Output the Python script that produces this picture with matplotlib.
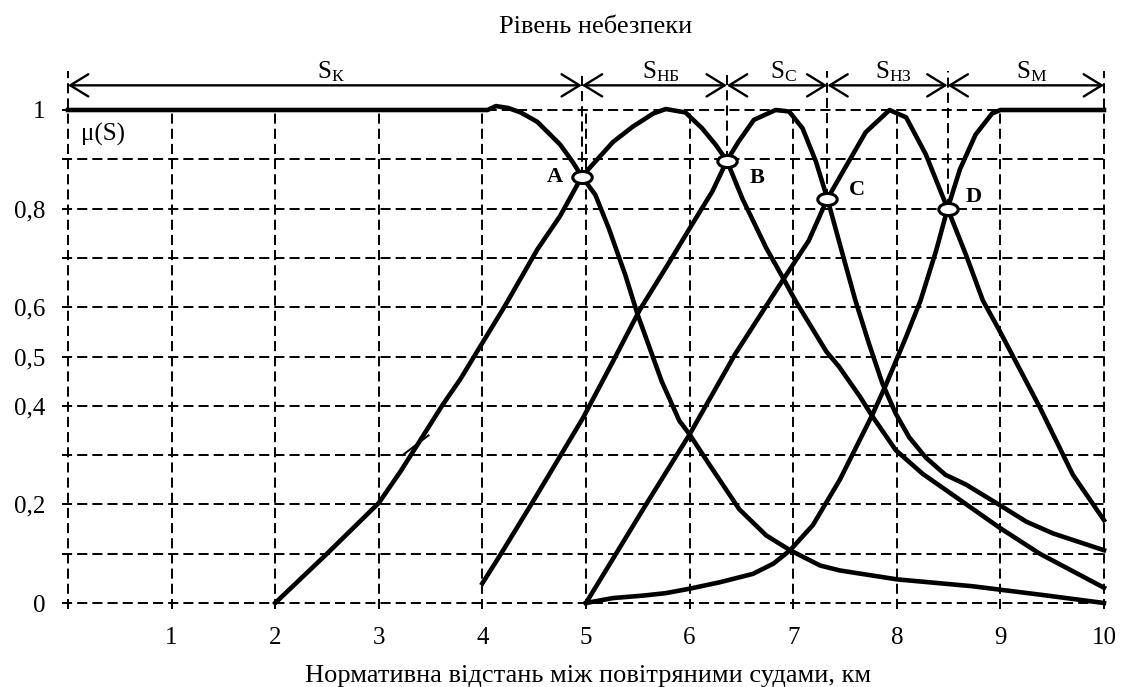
import matplotlib
matplotlib.use("Agg")
import matplotlib.pyplot as plt
import numpy as np
from matplotlib.patches import FancyArrowPatch, ArrowStyle
from matplotlib.path import Path

plt.rcParams['font.family'] = ['Liberation Serif', 'DejaVu Serif']
plt.rcParams['mathtext.fontset'] = 'custom'
plt.rcParams['mathtext.rm'] = 'Liberation Serif'
plt.rcParams['mathtext.it'] = 'Liberation Serif:italic'
plt.rcParams['mathtext.bf'] = 'Liberation Serif:bold'

# ---------------- data ----------------
# S_K : critical
sk_x = [0, 4.05, 4.13, 4.25, 4.37, 4.53, 4.75, 4.87, 4.96, 5.09, 5.22, 5.38, 5.5,
        5.73, 5.9, 6.0, 6.19, 6.48, 6.74, 6.97, 7.26, 7.45, 8.0, 8.73, 9.38, 10]
sk_y = [1, 1, 1.008, 1.004, 0.995, 0.976, 0.93, 0.895, 0.865, 0.828, 0.76, 0.665, 0.584,
        0.45, 0.37, 0.342, 0.281, 0.19, 0.137, 0.107, 0.076, 0.066, 0.048, 0.034, 0.017, 0.0]

# S_НБ : dangerous
snb_x = [2, 2.5, 3.0, 3.21, 3.4, 3.61, 3.79, 3.92, 4.21, 4.53, 4.75, 4.96, 5.26, 5.45,
         5.65, 5.77, 5.96, 6.12, 6.25, 6.36, 6.51, 6.74, 6.9, 7.03, 7.32, 7.44, 7.64,
         7.76, 7.99, 8.25, 8.57, 8.99, 9.38, 10]
snb_y = [0, 0.1, 0.203, 0.267, 0.33, 0.4, 0.455, 0.5, 0.6, 0.717, 0.785, 0.865, 0.935, 0.966,
         0.993, 1.002, 0.995, 0.963, 0.93, 0.897, 0.82, 0.72, 0.66, 0.61, 0.51, 0.48, 0.42,
         0.38, 0.31, 0.262, 0.215, 0.153, 0.1, 0.031]

# S_С : medium
sc_x = [4.0, 4.18, 4.5, 4.97, 5.26, 5.52, 5.8, 6.03, 6.22, 6.36, 6.47, 6.62, 6.83, 6.96,
        7.09, 7.22, 7.33, 7.48, 7.6, 7.73, 7.86, 7.99, 8.12, 8.28, 8.47, 8.67, 8.99,
        9.25, 9.51, 10]
sc_y = [0.04, 0.1, 0.21, 0.375, 0.49, 0.595, 0.69, 0.77, 0.835, 0.897, 0.935, 0.98, 1.0, 0.997,
        0.963, 0.895, 0.82, 0.705, 0.614, 0.527, 0.446, 0.384, 0.336, 0.295, 0.26, 0.24, 0.199,
        0.165, 0.141, 0.107]

# S_НЗ : low
snz_x = [5.0, 5.29, 5.58, 6.0, 6.44, 6.9, 7.15, 7.33, 7.48, 7.7, 7.93, 8.09, 8.28, 8.49,
         8.67, 8.83, 8.99, 9.38, 9.7, 10]
snz_y = [0, 0.1, 0.2, 0.342, 0.505, 0.655, 0.735, 0.82, 0.875, 0.955, 1.0, 0.985, 0.91, 0.80,
         0.705, 0.614, 0.553, 0.397, 0.26, 0.168]

# S_М : minimal
sm_x = [5.0, 5.26, 5.55, 5.77, 6.0, 6.29, 6.61, 6.81, 6.97, 7.19, 7.45, 7.76, 7.89, 8.09,
        8.23, 8.38, 8.49, 8.61, 8.76, 8.92, 9.0, 10]
sm_y = [0, 0.01, 0.015, 0.02, 0.029, 0.042, 0.059, 0.08, 0.107, 0.158, 0.25, 0.38, 0.44, 0.54,
        0.614, 0.715, 0.80, 0.88, 0.95, 0.993, 1.0, 1.0]

# small stray stroke on the S_НБ curve
stray_x = [3.23, 3.48]
stray_y = [0.30, 0.34]

# boundary points
point_labels = ['A', 'B', 'C', 'D']
point_x = [4.96, 6.36, 7.33, 8.49]
point_y = [0.865, 0.897, 0.82, 0.80]

zone_subs = ['К', 'НБ', 'С', 'НЗ', 'М']
x_min, x_max = 0, 10

x_ticks = [1, 2, 3, 4, 5, 6, 7, 8, 9, 10]
y_ticks = [0, 0.2, 0.4, 0.5, 0.6, 0.8, 1]
y_tick_labels = ['0', '0,2', '0,4', '0,5', '0,6', '0,8', '1']
grid_y = [0, 0.1, 0.2, 0.3, 0.4, 0.5, 0.6, 0.7, 0.8, 0.9, 1.0]
grid_x = [0, 1, 2, 3, 4, 5, 6, 7, 8, 9, 10]

title = 'Рівень небезпеки'
xlabel = 'Нормативна відстань між повітряними судами, км'
ylabel = 'μ(S)'

# ---------------- figure ----------------
W, H = 1123, 687
fig = plt.figure(figsize=(W / 100, H / 100), dpi=100)
ax = fig.add_axes([68 / W, 84 / H, 1036 / W, 493 / H])
ax.set_xlim(x_min, x_max)
ax.set_ylim(0, 1)
for s in ax.spines.values():
    s.set_visible(False)

dash = (0, (5.2, 2.6))
glw = 1.4
top_y = 1.08
arrow_y = 1.05

# horizontal grid
for gy in grid_y:
    ax.plot([-0.06, x_max], [gy, gy], color='black', lw=glw, ls=dash, clip_on=False, zorder=1)
# vertical grid
for gx in grid_x:
    ytop = top_y if gx in (x_min, x_max) else 1.0
    ax.plot([gx, gx], [-0.012, ytop], color='black', lw=glw, ls=dash, clip_on=False, zorder=1)
# boundary verticals
for px, py in zip(point_x, point_y):
    ax.plot([px, px], [py, top_y], color='black', lw=glw, ls=dash, clip_on=False, zorder=1)

# curves
clw = 3.3
for xs, ys in [(sk_x, sk_y), (snb_x, snb_y), (sc_x, sc_y), (snz_x, snz_y), (sm_x, sm_y)]:
    ax.plot(xs, ys, color='black', lw=clw, solid_joinstyle='round', clip_on=False, zorder=3)
ax.plot(stray_x, stray_y, color='black', lw=1.4, clip_on=False, zorder=3)

# points (open ellipses)
circ = Path.unit_circle()
ell = Path(circ.vertices * np.array([1.0, 0.62]), circ.codes)
ax.plot(point_x, point_y, ls='none', marker=ell, markersize=14, markerfacecolor='white',
        markeredgecolor='black', markeredgewidth=2.2, zorder=5, clip_on=False)
offsets = [(-27, 0), (30, -17), (30, 9), (26, 12)]
for lab, px, py, off in zip(point_labels, point_x, point_y, offsets):
    ax.annotate(lab, (px, py), xytext=off, textcoords='offset pixels', ha='center', va='center',
                fontsize=16, fontweight='bold', zorder=6)

# zone arrows
bounds = [x_min] + point_x + [x_max]
style = ArrowStyle('<->', head_length=13, head_width=8)
for a, b, sub in zip(bounds[:-1], bounds[1:], zone_subs):
    arr = FancyArrowPatch((a, arrow_y), (b, arrow_y), arrowstyle=style, mutation_scale=1,
                          lw=1.7, color='black', shrinkA=0, shrinkB=0, clip_on=False,
                          transform=ax.transData, zorder=4)
    ax.add_patch(arr)
    ax.text((a + b) / 2 + 0.06, 1.064, r'$\mathrm{S}_{\mathrm{' + sub + '}}$', ha='center',
            va='baseline', fontsize=18, clip_on=False)

# texts
ax.text(0.13, 0.95, ylabel, ha='left', va='center', fontsize=18)
fig.text(596 / W, 1 - 27 / H, title, ha='center', va='center', fontsize=19)
fig.text(588 / W, 1 - 682 / H, xlabel, ha='center', va='baseline', fontsize=19)

ax.set_xticks(x_ticks)
ax.set_xticklabels([str(t) for t in x_ticks], fontsize=18)
ax.set_yticks(y_ticks)
ax.set_yticklabels(y_tick_labels, fontsize=18)
ax.tick_params(axis='both', length=0)
ax.tick_params(axis='x', pad=17)
ax.tick_params(axis='y', pad=16)

fig.savefig('out.png', dpi=100)
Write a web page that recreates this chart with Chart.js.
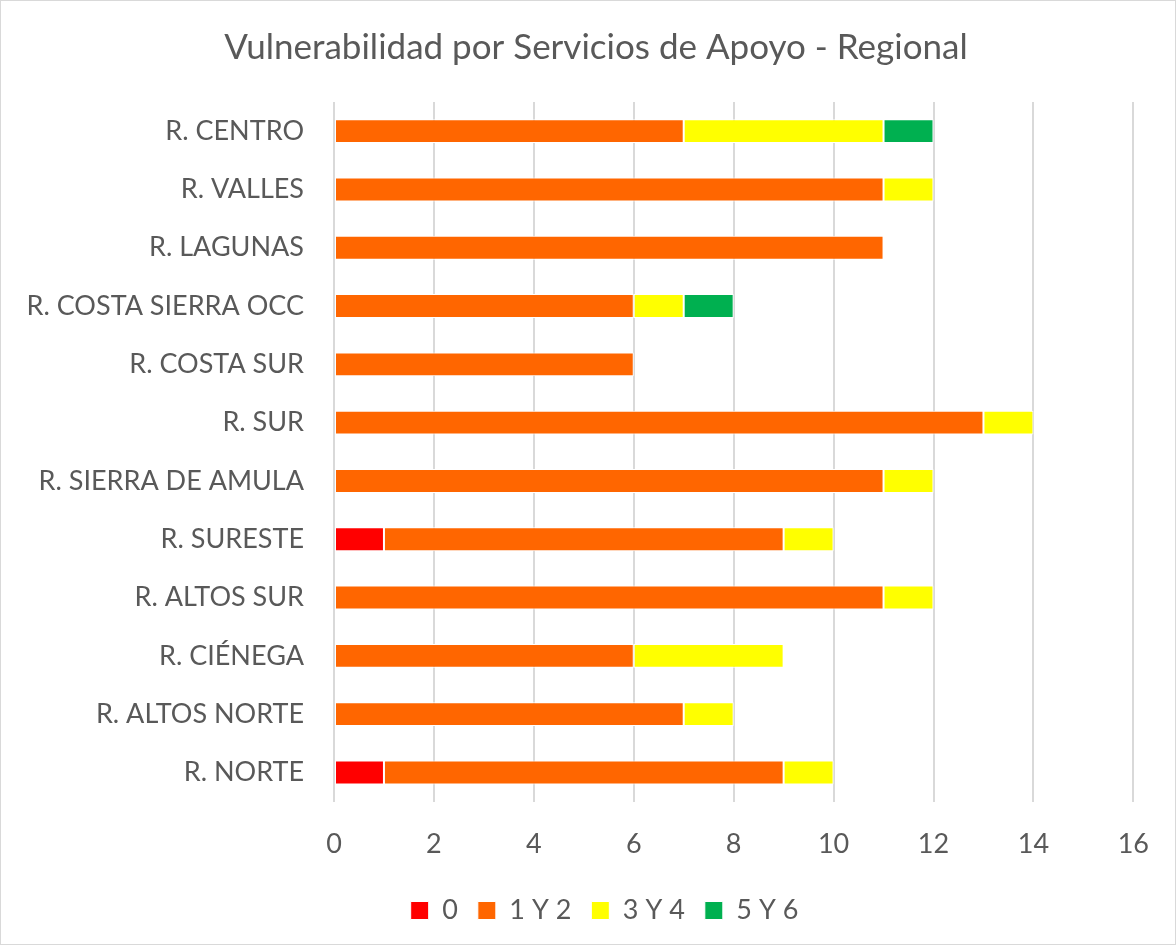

***

**Objective:**
Return the material line for line, from its beginning to the line that contains "0.165, 0.141, 0.107]", with the pictures left out.

**Answer for this exercise:**
Output the Python script that produces this picture with matplotlib.
import matplotlib
matplotlib.use("Agg")
import matplotlib.pyplot as plt
import numpy as np
from matplotlib.patches import FancyArrowPatch, ArrowStyle
from matplotlib.path import Path

plt.rcParams['font.family'] = ['Liberation Serif', 'DejaVu Serif']
plt.rcParams['mathtext.fontset'] = 'custom'
plt.rcParams['mathtext.rm'] = 'Liberation Serif'
plt.rcParams['mathtext.it'] = 'Liberation Serif:italic'
plt.rcParams['mathtext.bf'] = 'Liberation Serif:bold'

# ---------------- data ----------------
# S_K : critical
sk_x = [0, 4.05, 4.13, 4.25, 4.37, 4.53, 4.75, 4.87, 4.96, 5.09, 5.22, 5.38, 5.5,
        5.73, 5.9, 6.0, 6.19, 6.48, 6.74, 6.97, 7.26, 7.45, 8.0, 8.73, 9.38, 10]
sk_y = [1, 1, 1.008, 1.004, 0.995, 0.976, 0.93, 0.895, 0.865, 0.828, 0.76, 0.665, 0.584,
        0.45, 0.37, 0.342, 0.281, 0.19, 0.137, 0.107, 0.076, 0.066, 0.048, 0.034, 0.017, 0.0]

# S_НБ : dangerous
snb_x = [2, 2.5, 3.0, 3.21, 3.4, 3.61, 3.79, 3.92, 4.21, 4.53, 4.75, 4.96, 5.26, 5.45,
         5.65, 5.77, 5.96, 6.12, 6.25, 6.36, 6.51, 6.74, 6.9, 7.03, 7.32, 7.44, 7.64,
         7.76, 7.99, 8.25, 8.57, 8.99, 9.38, 10]
snb_y = [0, 0.1, 0.203, 0.267, 0.33, 0.4, 0.455, 0.5, 0.6, 0.717, 0.785, 0.865, 0.935, 0.966,
         0.993, 1.002, 0.995, 0.963, 0.93, 0.897, 0.82, 0.72, 0.66, 0.61, 0.51, 0.48, 0.42,
         0.38, 0.31, 0.262, 0.215, 0.153, 0.1, 0.031]

# S_С : medium
sc_x = [4.0, 4.18, 4.5, 4.97, 5.26, 5.52, 5.8, 6.03, 6.22, 6.36, 6.47, 6.62, 6.83, 6.96,
        7.09, 7.22, 7.33, 7.48, 7.6, 7.73, 7.86, 7.99, 8.12, 8.28, 8.47, 8.67, 8.99,
        9.25, 9.51, 10]
sc_y = [0.04, 0.1, 0.21, 0.375, 0.49, 0.595, 0.69, 0.77, 0.835, 0.897, 0.935, 0.98, 1.0, 0.997,
        0.963, 0.895, 0.82, 0.705, 0.614, 0.527, 0.446, 0.384, 0.336, 0.295, 0.26, 0.24, 0.199,
        0.165, 0.141, 0.107]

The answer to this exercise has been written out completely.